▶ _GIVEN EXERCISE_: Leave the pictures out and quote every line from the start of the listing to the line with "plt.rcParams['lines.scale_dashes'] = False", inclusive.

▶ _RECORDS FOR THE TASK_:
%%

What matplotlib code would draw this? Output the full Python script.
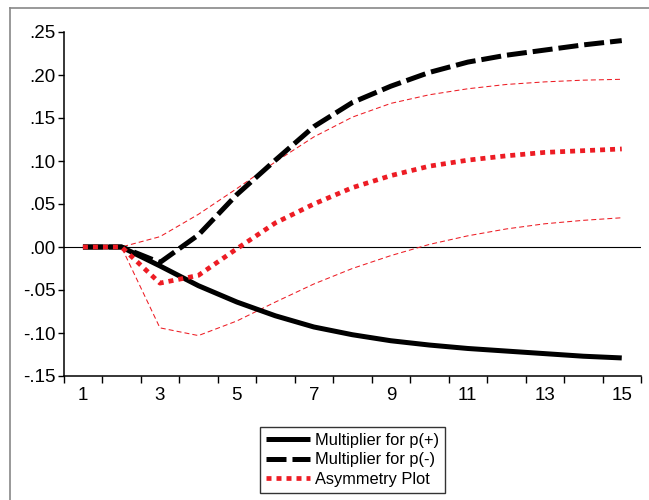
import matplotlib
matplotlib.use('Agg')
import matplotlib.pyplot as plt
from matplotlib.lines import Line2D
from matplotlib.ticker import FuncFormatter

plt.rcParams['font.family'] = ['Liberation Sans', 'DejaVu Sans']
plt.rcParams['lines.scale_dashes'] = False

periods = list(range(1, 16))
p_plus = [0, 0, -0.022, -0.045, -0.064, -0.080, -0.093, -0.102, -0.109,
          -0.114, -0.118, -0.121, -0.124, -0.127, -0.129]
p_minus = [0, 0, -0.018, 0.014, 0.061, 0.101, 0.140, 0.168, 0.187,
           0.203, 0.215, 0.223, 0.229, 0.235, 0.240]
asym = [0, 0, -0.042, -0.033, -0.002, 0.028, 0.050, 0.069, 0.083,
        0.094, 0.101, 0.106, 0.110, 0.112, 0.114]
upper = [0, 0, 0.012, 0.038, 0.068, 0.099, 0.128, 0.151, 0.167,
         0.177, 0.184, 0.189, 0.192, 0.194, 0.195]
lower = [0, 0, -0.094, -0.103, -0.086, -0.064, -0.043, -0.025, -0.010,
         0.003, 0.013, 0.021, 0.027, 0.031, 0.034]

legend_labels = ['Multiplier for p(+)', 'Multiplier for p(-)', 'Asymmetry Plot']
red = '#ED1C24'

fig = plt.figure(figsize=(6.49, 5), dpi=100)
ax = fig.add_axes([63.7 / 649, 124 / 500, (641 - 63.7) / 649, 344 / 500])

ax.axhline(0, color='black', lw=0.8, zorder=1)
ax.plot(periods, upper, color=red, lw=0.75, dashes=(3.6, 2.2), zorder=2)
ax.plot(periods, lower, color=red, lw=0.75, dashes=(3.6, 2.2), zorder=2)
l2, = ax.plot(periods, p_minus, color='black', lw=3.6, dashes=(14.4, 4.3),
              dash_capstyle='butt', zorder=3)
l1, = ax.plot(periods, p_plus, color='black', lw=3.6, solid_capstyle='butt', zorder=4)
l3, = ax.plot(periods, asym, color=red, lw=3.4, dashes=(3.6, 3.6),
              dash_capstyle='butt', zorder=5)

ax.set_xlim(0.5, 15.5)
ax.set_ylim(-0.15, 0.25)
for s in ['top', 'right']:
    ax.spines[s].set_visible(False)
for s in ['left', 'bottom']:
    ax.spines[s].set_linewidth(1.1)

ax.set_yticks([-0.15, -0.10, -0.05, 0.0, 0.05, 0.10, 0.15, 0.20, 0.25])
ax.yaxis.set_major_formatter(FuncFormatter(
    lambda v, p: ('-' if v < -1e-9 else '') + ('%.2f' % abs(v))[1:]))
ax.tick_params(axis='y', direction='out', length=4.3, width=1, pad=1.5,
               labelsize=13.5)

ax.set_xticks([i + 0.5 for i in range(0, 16)])
ax.set_xticklabels([])
ax.set_xticks(list(range(1, 16, 2)), minor=True)
ax.set_xticklabels([str(i) for i in range(1, 16, 2)], minor=True)
ax.tick_params(axis='x', which='major', direction='out', length=5, width=1)
ax.tick_params(axis='x', which='minor', length=0, pad=8, labelsize=13.5)

leg = fig.legend([l1, l2, l3], legend_labels, loc='upper left',
                 bbox_to_anchor=(260 / 649, 1 - 427 / 500), fontsize=11.8,
                 frameon=True, fancybox=False, handlelength=2.7,
                 handletextpad=0.3, labelspacing=0.28, borderpad=0.35,
                 borderaxespad=0)
leg.get_frame().set_edgecolor('black')
leg.get_frame().set_linewidth(1.0)

fig.add_artist(Line2D([10 / 649, 1], [1 - 8 / 500, 1 - 8 / 500],
                      color='#888888', lw=1.2, transform=fig.transFigure))
fig.add_artist(Line2D([10 / 649, 10 / 649], [0, 1 - 8 / 500],
                      color='#888888', lw=1.2, transform=fig.transFigure))

fig.savefig('out.png', dpi=100)
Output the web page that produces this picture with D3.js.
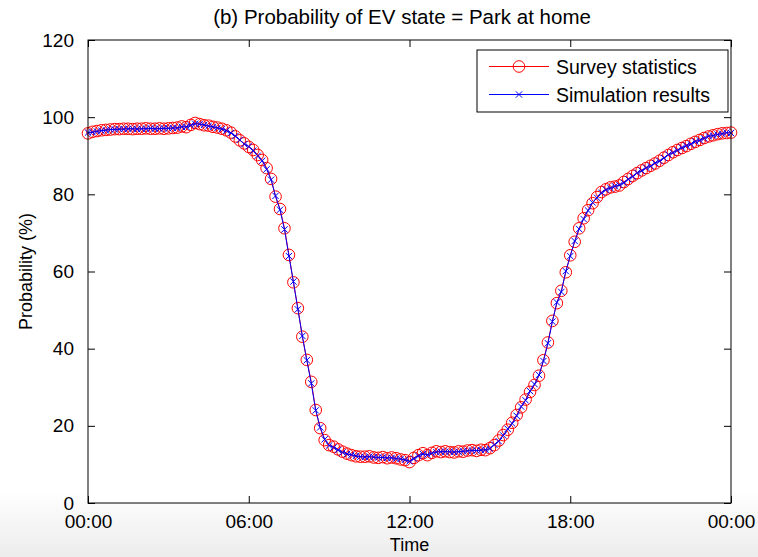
<!DOCTYPE html>
<html>
<head>
<meta charset="utf-8">
<script src="https://cdn.jsdelivr.net/npm/d3@7"></script>
<style>
  html, body { margin: 0; padding: 0; background: #ffffff; }
  svg { display: block; font-family: "Liberation Sans", Arial, sans-serif; }
</style>
</head>
<body>
<svg id="chart" width="758" height="557"></svg>
<script>
// Share of EVs parked at home, sampled every 10 minutes over one day (0..1440 min)
const stepMinutes = 10;

const surveyStatistics = [
  95.8, 96.2, 96.4, 96.6, 96.7, 96.8, 96.9, 96.9, 97.0, 97.0,
  96.9, 97.0, 97.0, 97.1, 97.0, 97.0, 97.1, 97.0, 97.1, 97.2,
  97.3, 97.6, 97.4, 98.0, 98.5, 98.2, 97.9, 97.8, 97.5, 97.3,
  97.0, 96.6, 96.0, 95.0, 94.0, 93.2, 92.3, 91.5, 90.2, 88.9,
  86.8, 84.0, 79.4, 76.2, 71.2, 64.3, 57.2, 50.5, 43.1, 37.1,
  31.4, 24.1, 19.4, 16.3, 15.0, 14.6, 13.9, 13.3, 12.8, 12.4,
  12.1, 12.0, 12.0, 12.1, 11.8, 11.7, 11.9, 11.6, 11.8, 11.6,
  11.3, 11.1, 10.6, 11.7, 12.4, 12.9, 12.4, 13.0, 13.4, 13.2,
  13.4, 13.2, 13.1, 13.4, 13.3, 13.6, 13.7, 13.5, 13.8, 13.7,
  14.2, 15.0, 16.2, 17.6, 19.0, 20.8, 22.8, 24.8, 26.8, 28.8,
  30.6, 33.0, 37.0, 41.6, 47.2, 51.8, 55.0, 59.8, 64.2, 67.7,
  71.2, 73.8, 75.9, 77.7, 79.3, 80.6, 81.3, 81.8, 82.0, 82.3,
  83.2, 84.0, 84.8, 85.5, 86.2, 86.8, 87.4, 88.0, 88.7, 89.5,
  90.2, 90.9, 91.5, 92.0, 92.5, 93.1, 93.6, 94.1, 94.6, 95.0,
  95.3, 95.6, 95.8, 95.9, 96.0
];

const simulationResults = [
  96.0, 96.1, 96.3, 96.5, 96.6, 96.8, 96.8, 96.9, 96.9, 97.0,
  97.0, 96.9, 97.0, 97.0, 97.1, 97.0, 97.0, 97.1, 97.1, 97.2,
  97.2, 97.5, 97.5, 97.9, 98.3, 98.2, 98.0, 97.7, 97.5, 97.2,
  96.9, 96.5, 95.9, 95.1, 94.1, 93.0, 92.4, 91.3, 90.0, 88.7,
  86.5, 83.8, 79.6, 76.0, 70.9, 64.0, 57.4, 50.2, 43.3, 37.0,
  31.0, 24.0, 19.6, 16.5, 14.9, 14.4, 13.7, 13.1, 12.7, 12.5,
  12.2, 12.0, 11.9, 12.0, 11.9, 11.8, 11.8, 11.7, 11.7, 11.5,
  11.4, 11.2, 10.8, 11.5, 12.2, 12.7, 12.5, 12.9, 13.2, 13.3,
  13.3, 13.3, 13.2, 13.3, 13.4, 13.5, 13.6, 13.6, 13.7, 13.8,
  14.1, 15.1, 16.0, 17.5, 19.2, 20.6, 22.6, 25.0, 26.6, 29.0,
  30.8, 33.2, 36.8, 41.4, 47.0, 52.0, 54.7, 60.1, 64.0, 67.9,
  71.0, 73.6, 75.8, 77.9, 79.1, 80.4, 81.2, 81.6, 82.1, 82.4,
  83.0, 83.9, 84.6, 85.6, 86.1, 86.9, 87.3, 88.1, 88.6, 89.4,
  90.3, 90.8, 91.4, 92.1, 92.6, 93.0, 93.7, 94.0, 94.5, 95.1,
  95.2, 95.5, 95.7, 96.0, 95.9
];

const xTickMinutes = [0, 360, 720, 1080, 1440];
const xTickLabels = ["00:00", "06:00", "12:00", "18:00", "00:00"];
const yTicks = [0, 20, 40, 60, 80, 100, 120];
const legendLabels = ["Survey statistics", "Simulation results"];
const titleText = "(b) Probability of EV state = Park at home";
const xLabelText = "Time";
const yLabelText = "Probability (%)";

const svg = d3.select("#chart");
const W = 758, H = 557;
const plot = { left: 88, right: 731, top: 40, bottom: 503 };

// soft grey fade along the bottom edge of the figure
const defs = svg.append("defs");
const fade = defs.append("linearGradient").attr("id", "bottomFade")
  .attr("x1", 0).attr("y1", 0).attr("x2", 0).attr("y2", 1);
fade.append("stop").attr("offset", "0%").attr("stop-color", "#ffffff");
fade.append("stop").attr("offset", "100%").attr("stop-color", "#ececec");
svg.append("rect").attr("x", 0).attr("y", 0).attr("width", W).attr("height", H).attr("fill", "#ffffff");
svg.append("rect").attr("x", 0).attr("y", 490).attr("width", W).attr("height", H - 490).attr("fill", "url(#bottomFade)");
svg.append("rect").attr("x", plot.left).attr("y", plot.top)
  .attr("width", plot.right - plot.left).attr("height", plot.bottom - plot.top).attr("fill", "#ffffff");

const x = d3.scaleLinear().domain([0, 1440]).range([plot.left, plot.right]);
const y = d3.scaleLinear().domain([0, 120]).range([plot.bottom, plot.top]);

const toPoints = arr => arr.map((v, i) => ({ t: i * stepMinutes, v }));
const surveyPts = toPoints(surveyStatistics);
const simPts = toPoints(simulationResults);

const line = d3.line().x(d => x(d.t)).y(d => y(d.v));

const tickFont = 19;
const tickLen = 7;

// axes: ticks drawn inward on all four sides, labels on bottom and left
const bottomAxis = d3.axisBottom(x).tickValues(xTickMinutes)
  .tickFormat((d, i) => xTickLabels[i]).tickSizeInner(-tickLen).tickSizeOuter(0).tickPadding(12);
const leftAxis = d3.axisLeft(y).tickValues(yTicks).tickSizeInner(-tickLen).tickSizeOuter(0).tickPadding(14);
const topAxis = d3.axisTop(x).tickValues(xTickMinutes).tickFormat("").tickSizeInner(-tickLen).tickSizeOuter(0);
const rightAxis = d3.axisRight(y).tickValues(yTicks).tickFormat("").tickSizeInner(-tickLen).tickSizeOuter(0);

function styleAxis(g) {
  g.select(".domain").remove();
  g.selectAll(".tick line").attr("stroke", "#000").attr("stroke-width", 1);
  g.selectAll(".tick text").attr("fill", "#000").attr("font-size", tickFont)
    .attr("font-family", "Liberation Sans, Arial, sans-serif");
}

// data series: survey (red line + circles) then simulation (blue line + crosses)
const gData = svg.append("g");
gData.append("path").datum(surveyPts).attr("d", line)
  .attr("fill", "none").attr("stroke", "#ff0000").attr("stroke-width", 1);
gData.selectAll("circle.survey").data(surveyPts).join("circle").attr("class", "survey")
  .attr("cx", d => x(d.t)).attr("cy", d => y(d.v)).attr("r", 5.8)
  .attr("fill", "none").attr("stroke", "#ff0000").attr("stroke-width", 1);

gData.append("path").datum(simPts).attr("d", line)
  .attr("fill", "none").attr("stroke", "#0000ff").attr("stroke-width", 1);
const cross = d3.symbol().type(d3.symbolX).size(28);
gData.selectAll("path.sim").data(simPts).join("path").attr("class", "sim")
  .attr("transform", d => `translate(${x(d.t)},${y(d.v)})`)
  .attr("d", cross).attr("fill", "none").attr("stroke", "#0000ff").attr("stroke-width", 1);

svg.append("g").attr("transform", `translate(0,${plot.bottom})`).call(bottomAxis).call(styleAxis);
svg.append("g").attr("transform", `translate(${plot.left},0)`).call(leftAxis).call(styleAxis);
svg.append("g").attr("transform", `translate(0,${plot.top})`).call(topAxis).call(styleAxis);
svg.append("g").attr("transform", `translate(${plot.right},0)`).call(rightAxis).call(styleAxis);

// axes box
svg.append("rect").attr("x", plot.left).attr("y", plot.top)
  .attr("width", plot.right - plot.left).attr("height", plot.bottom - plot.top)
  .attr("fill", "none").attr("stroke", "#000").attr("stroke-width", 1);

// titles
svg.append("text").attr("x", 402).attr("y", 24)
  .attr("text-anchor", "middle").attr("font-size", 20.5).attr("fill", "#000").text(titleText);
svg.append("text").attr("x", (plot.left + plot.right) / 2).attr("y", 551)
  .attr("text-anchor", "middle").attr("font-size", 18).attr("fill", "#000").text(xLabelText);
svg.append("text").attr("transform", `translate(32,${(plot.top + plot.bottom) / 2}) rotate(-90)`)
  .attr("text-anchor", "middle").attr("font-size", 18).attr("fill", "#000").text(yLabelText);

// legend
const lg = svg.append("g");
const box = { x: 477, y: 50, w: 251, h: 62 };
lg.append("rect").attr("x", box.x).attr("y", box.y).attr("width", box.w).attr("height", box.h)
  .attr("fill", "#fff").attr("stroke", "#000").attr("stroke-width", 1);
const rows = [
  { label: legendLabels[0], color: "#ff0000", marker: "circle", cy: 66.5 },
  { label: legendLabels[1], color: "#0000ff", marker: "cross", cy: 94.5 }
];
rows.forEach(r => {
  lg.append("line").attr("x1", 489).attr("x2", 549).attr("y1", r.cy).attr("y2", r.cy)
    .attr("stroke", r.color).attr("stroke-width", 1);
  if (r.marker === "circle") {
    lg.append("circle").attr("cx", 519).attr("cy", r.cy).attr("r", 5.8)
      .attr("fill", "none").attr("stroke", r.color).attr("stroke-width", 1);
  } else {
    lg.append("path").attr("transform", `translate(519,${r.cy})`).attr("d", cross)
      .attr("fill", "none").attr("stroke", r.color).attr("stroke-width", 1);
  }
  lg.append("text").attr("x", 556).attr("y", r.cy + 7).attr("font-size", 19.5)
    .attr("fill", "#000").text(r.label);
});
</script>
</body>
</html>
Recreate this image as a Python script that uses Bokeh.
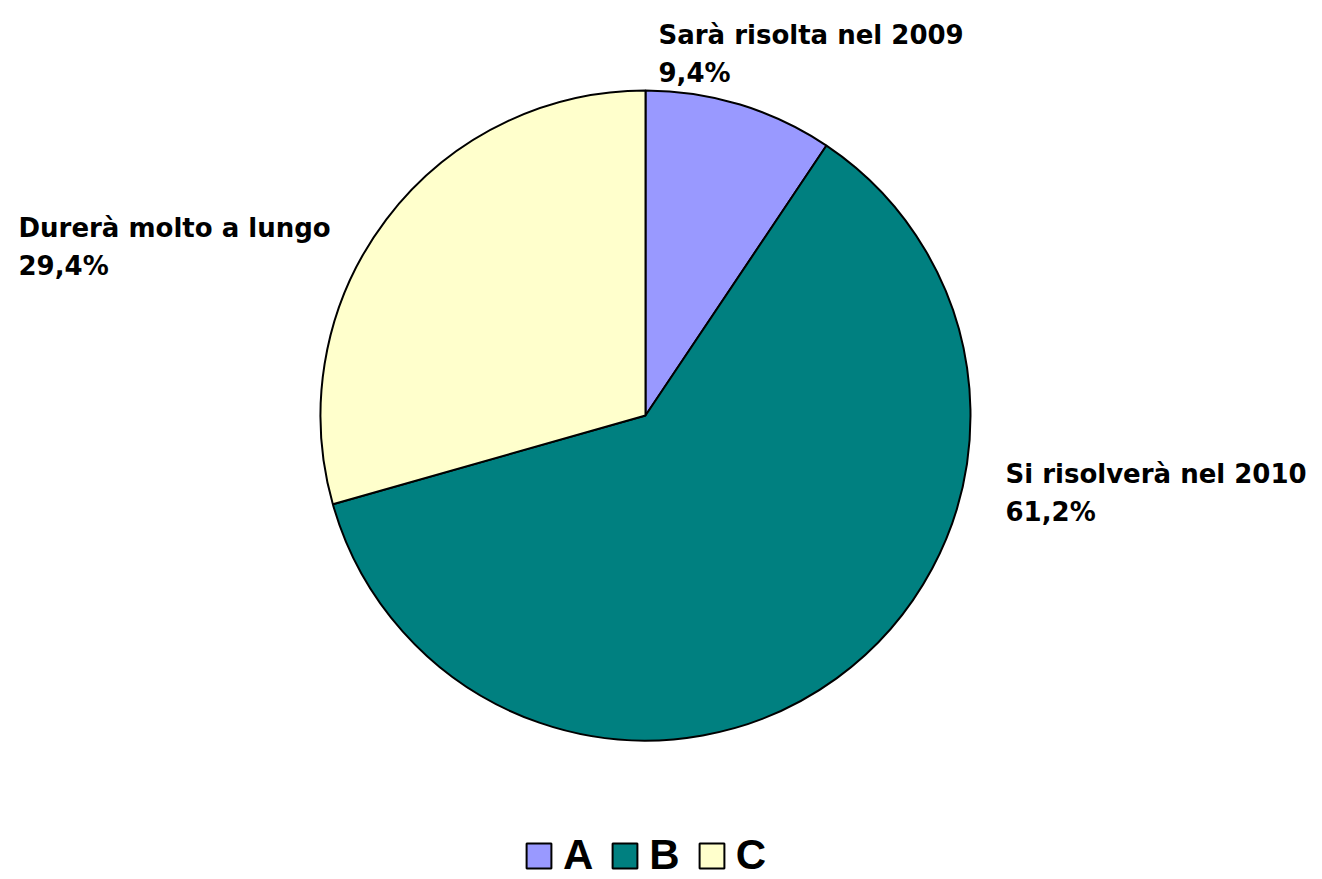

%%

▶ _ANSWER TO THE EXERCISE_:
What matplotlib code would draw this? Output the full Python script.
import matplotlib
matplotlib.use('Agg')
import matplotlib.pyplot as plt
from matplotlib.lines import Line2D
from matplotlib.ticker import FuncFormatter

plt.rcParams['font.family'] = ['Liberation Sans', 'DejaVu Sans']
plt.rcParams['lines.scale_dashes'] = False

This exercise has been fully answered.